Can we speed up the refresher stage by seperating refresh and reload into 2 steps?

IATI / refresher

A Python application which has the responsibility of tracking IATI data from around the Web and refreshing the core IATI software's data stores

GNU Affero General Public License v3.0

2 stars 0 forks source link

Can we speed up the refresher stage by seperating refresh and reload into 2 steps? #268

Open odscjames opened 1 year ago

odscjames commented 1 year ago

Currently, the service_loop() Runs

refresh() in single thread
THEN reload multi thread
THEN It sleeps a minute, I guess to avoid hammering registry API

The problem is that a long reload process prevents refresh data coming in.

Can we separate these into 2 service loops and 2 stages?

I don't think one depends on the other?

akmiller01 commented 1 year ago

They could be separated, but I think we might also need to make sure there couldn't be a race condition between a document being picked up by refresh while it's in the middle of downloading by reload.
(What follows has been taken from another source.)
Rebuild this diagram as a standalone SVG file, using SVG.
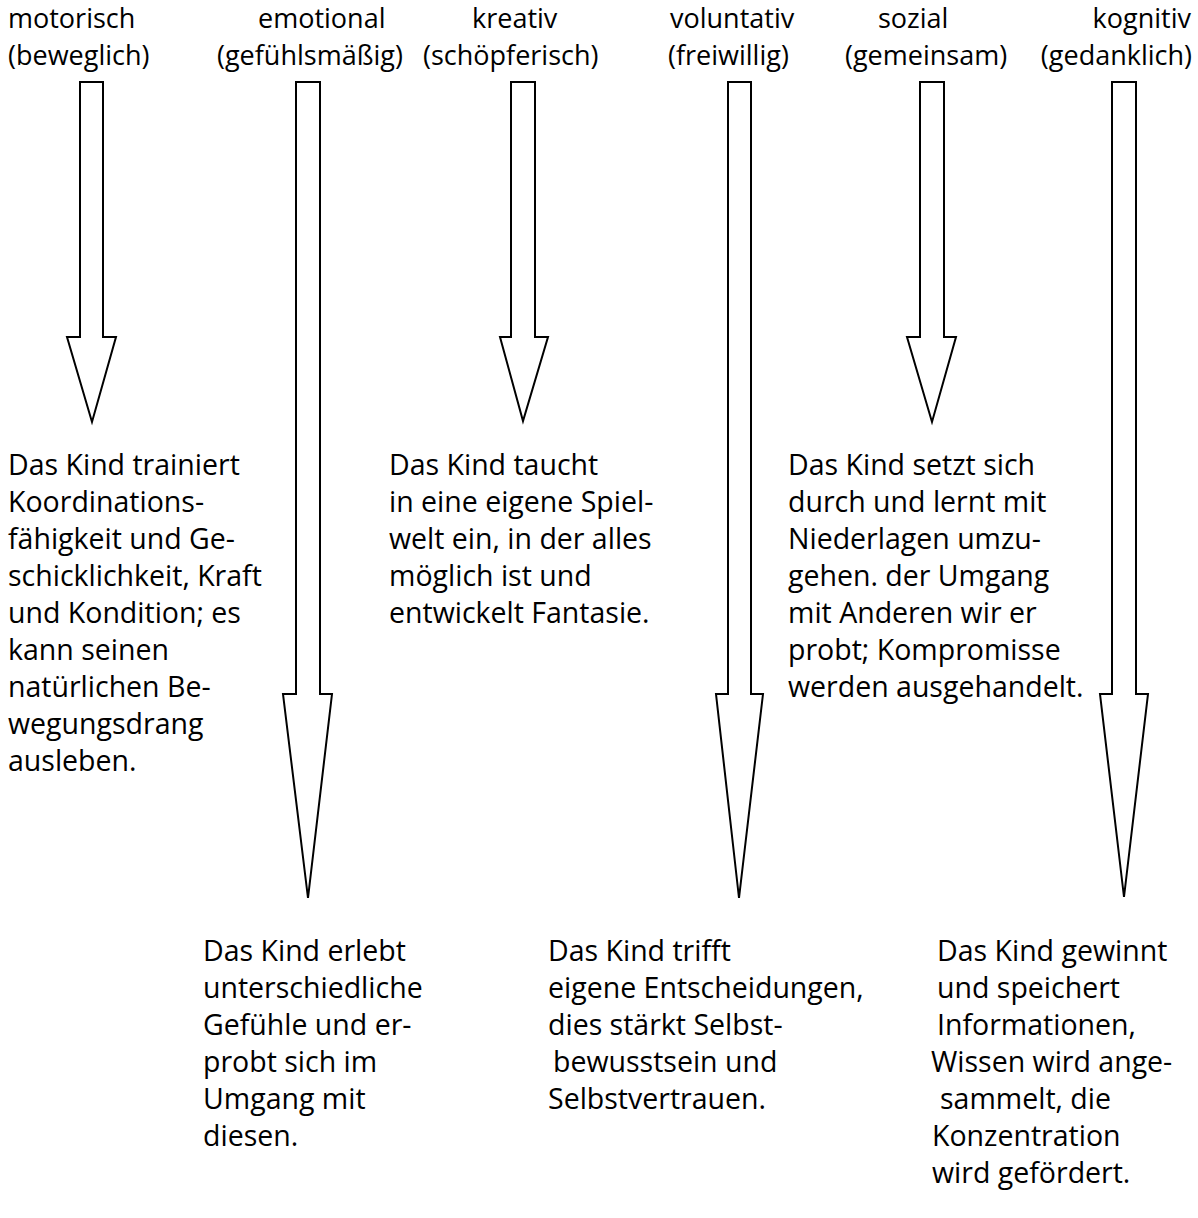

odscjames commented 1 year ago

Is that a current concern anyway - a race condition between the refresh and any of the other later stages (eg validate, solrize)?
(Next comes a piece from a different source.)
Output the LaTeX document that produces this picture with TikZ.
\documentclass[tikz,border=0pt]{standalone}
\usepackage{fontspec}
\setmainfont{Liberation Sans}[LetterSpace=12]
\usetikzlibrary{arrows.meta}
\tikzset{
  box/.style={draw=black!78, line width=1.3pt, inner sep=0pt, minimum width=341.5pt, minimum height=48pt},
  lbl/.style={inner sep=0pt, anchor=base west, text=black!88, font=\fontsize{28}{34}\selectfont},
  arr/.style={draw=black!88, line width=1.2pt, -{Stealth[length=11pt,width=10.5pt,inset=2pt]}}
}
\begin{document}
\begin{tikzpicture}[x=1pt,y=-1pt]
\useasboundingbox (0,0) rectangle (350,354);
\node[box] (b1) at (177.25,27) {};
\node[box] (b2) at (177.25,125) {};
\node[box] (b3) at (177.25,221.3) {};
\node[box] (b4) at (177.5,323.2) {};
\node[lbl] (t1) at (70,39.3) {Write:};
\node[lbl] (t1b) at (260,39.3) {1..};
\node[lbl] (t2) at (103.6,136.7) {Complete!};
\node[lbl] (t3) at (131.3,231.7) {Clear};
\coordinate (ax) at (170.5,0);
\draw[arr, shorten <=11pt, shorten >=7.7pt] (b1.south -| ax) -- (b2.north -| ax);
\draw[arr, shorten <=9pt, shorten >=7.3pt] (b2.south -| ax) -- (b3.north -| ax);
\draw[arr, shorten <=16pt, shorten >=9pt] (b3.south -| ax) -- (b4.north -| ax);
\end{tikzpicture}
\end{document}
akmiller01 commented 1 year ago

Not to my knowledge. Most steps have a flag or a timestamp that indicates the end of processing, and the subsequent steps wait for that flag or end timestamp before picking the file up. My worry would be that reload can be so long running, that a publisher could update a file in the middle of a reload running. So refresh would update the database with modified, and then reload would overwrite it with downloaded despite not picking up the new modified.